Aluminum Wiring

If you ask three electricians about the uses and safety of aluminum wiring, you will likely get at least three different answers. Furthermore, opinion varies again depending on where you live in North America. The more you research into aluminum wiring, the more frustrated you may become. We hope this article will clear up any confusion and end the frustration.

What’s the Problem with Aluminum Wiring?

From the mid ’60s to the late ’70s, aluminum wire often replaced copper as a less expensive alternative. Aluminum, however, is not a direct replacement for copper since each type of wire has different physical properties. Aluminum’s properties proved problematic for reasons no one had anticipated. What you need to know is the following: with aluminum wiring it is possible that, over time, a high resistance connection and/or arcing could develop somewhere in the electrical system, resulting in a connection that gets very hot and increases risk of fire.

Fortunately, the problems associated with aluminum wiring are now well understood, thus shifting the focus to rendering existing installations safe. A knowledgeable electrician with aluminum wiring experience can check for safety and fix what needs fixing.

Solutions

Re-wire the Home

If you are renovating, or the configuration of your home is such that stringing new wiring is relatively easy, re-wiring your home may be a good idea. In most cases, however, re-wiring is an expensive and disruptive undertaking.

COPALUM® Crimp Connection

COPALUM® is a proprietary system that involves crimping a copper wire to existing aluminum wire using a special crimp connection tool that exerts extremely high pressure on the joint. This kind of connection is called “cold welding.” The copper wire is then connected to fixtures and outlets, etc. Once you “convert” the aluminum to copper with the cold-weld method, the repair is considered permanent. This solution, however, is expensive and requires an electrician certified in this system.

Pigtail Repair

Similar to the COPALUM connection described above, the pigtail repair method involves attaching copper wire to the existing aluminum. Pigtailing uses special twist connectors compatible with both aluminum and copper. While the pigtailing parts are inexpensive and readily available, the pigtailing technique requires specialized knowledge and experience. Furthermore, although pigtailing is cheaper than the COPALUM system, its success depends entirely on how well the electrician executes the repair. It is difficult to get a good connection that will not oxidize, making long term safety an issue. Some believe that a poorly executed pigtail is worse than doing nothing. In some geographical areas, pigtailing is not considered an acceptable solution.

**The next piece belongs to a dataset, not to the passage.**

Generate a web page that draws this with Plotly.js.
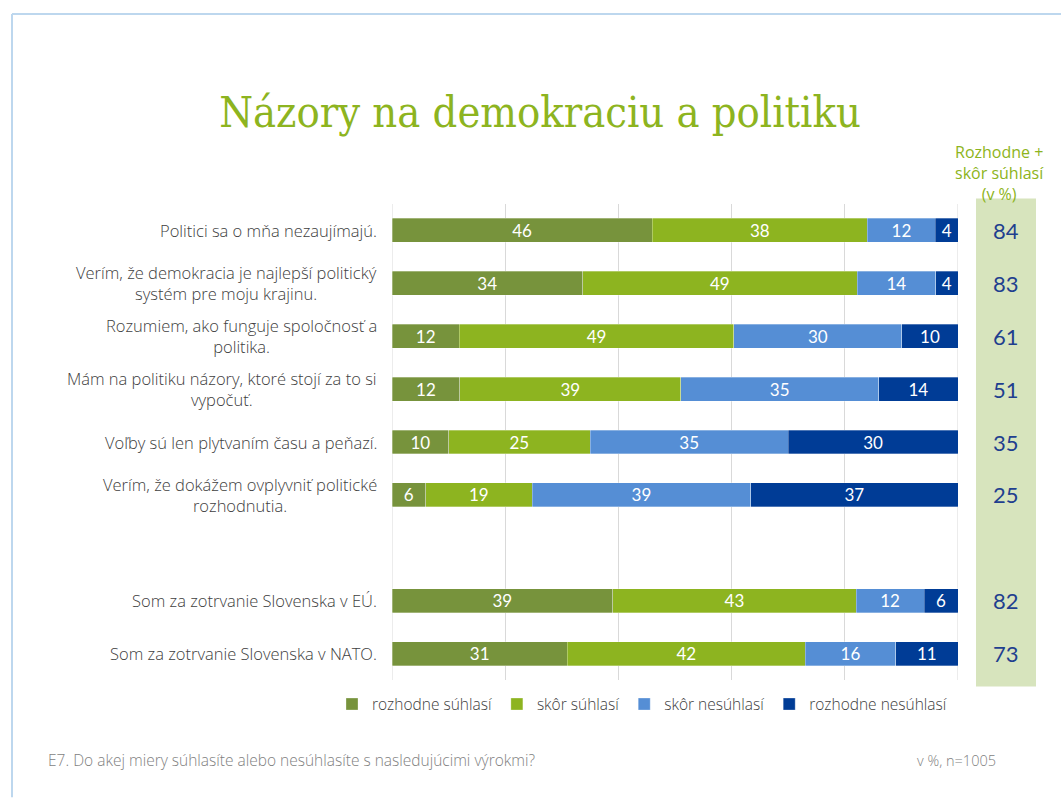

Retrofit all Connections with Aluminum Compatible Devices

Standard electrical outlets and light switches are not compatible with aluminum wiring. Fortunately, tested and approved replacement devices and connectors are available from electrical supply shops. Some devices, however, such as ceiling-mounted light fixtures not rated for aluminum wire, still require an electrician who knows the pigtailing technique.

A Few More Points

In 1972, a new aluminum alloy, and aluminum-compatible devices, entered the market. Homes wired with aluminum after 1972 are more likely to have this new aluminum. This new aluminum solved many of the problems associated with the original aluminum wiring. These homes, however, still require an experienced electrician for a wiring retrofit.

Also, generally speaking, the problems associated with aluminum wiring have to do with branch-circuit wiring smaller than 8 gauge. Anything 8 gauge and higher, such as wiring for a dryer or stove, does not present a problem.

Most important to remember: if you have aluminum wiring, a licensed and experienced electrician should perform all electrical work.

The Best Course of Action

Since even amongst electricians misinformation and confusion persist, an electrician with specific knowledge and experience should evaluate each home on a case-by-case basis.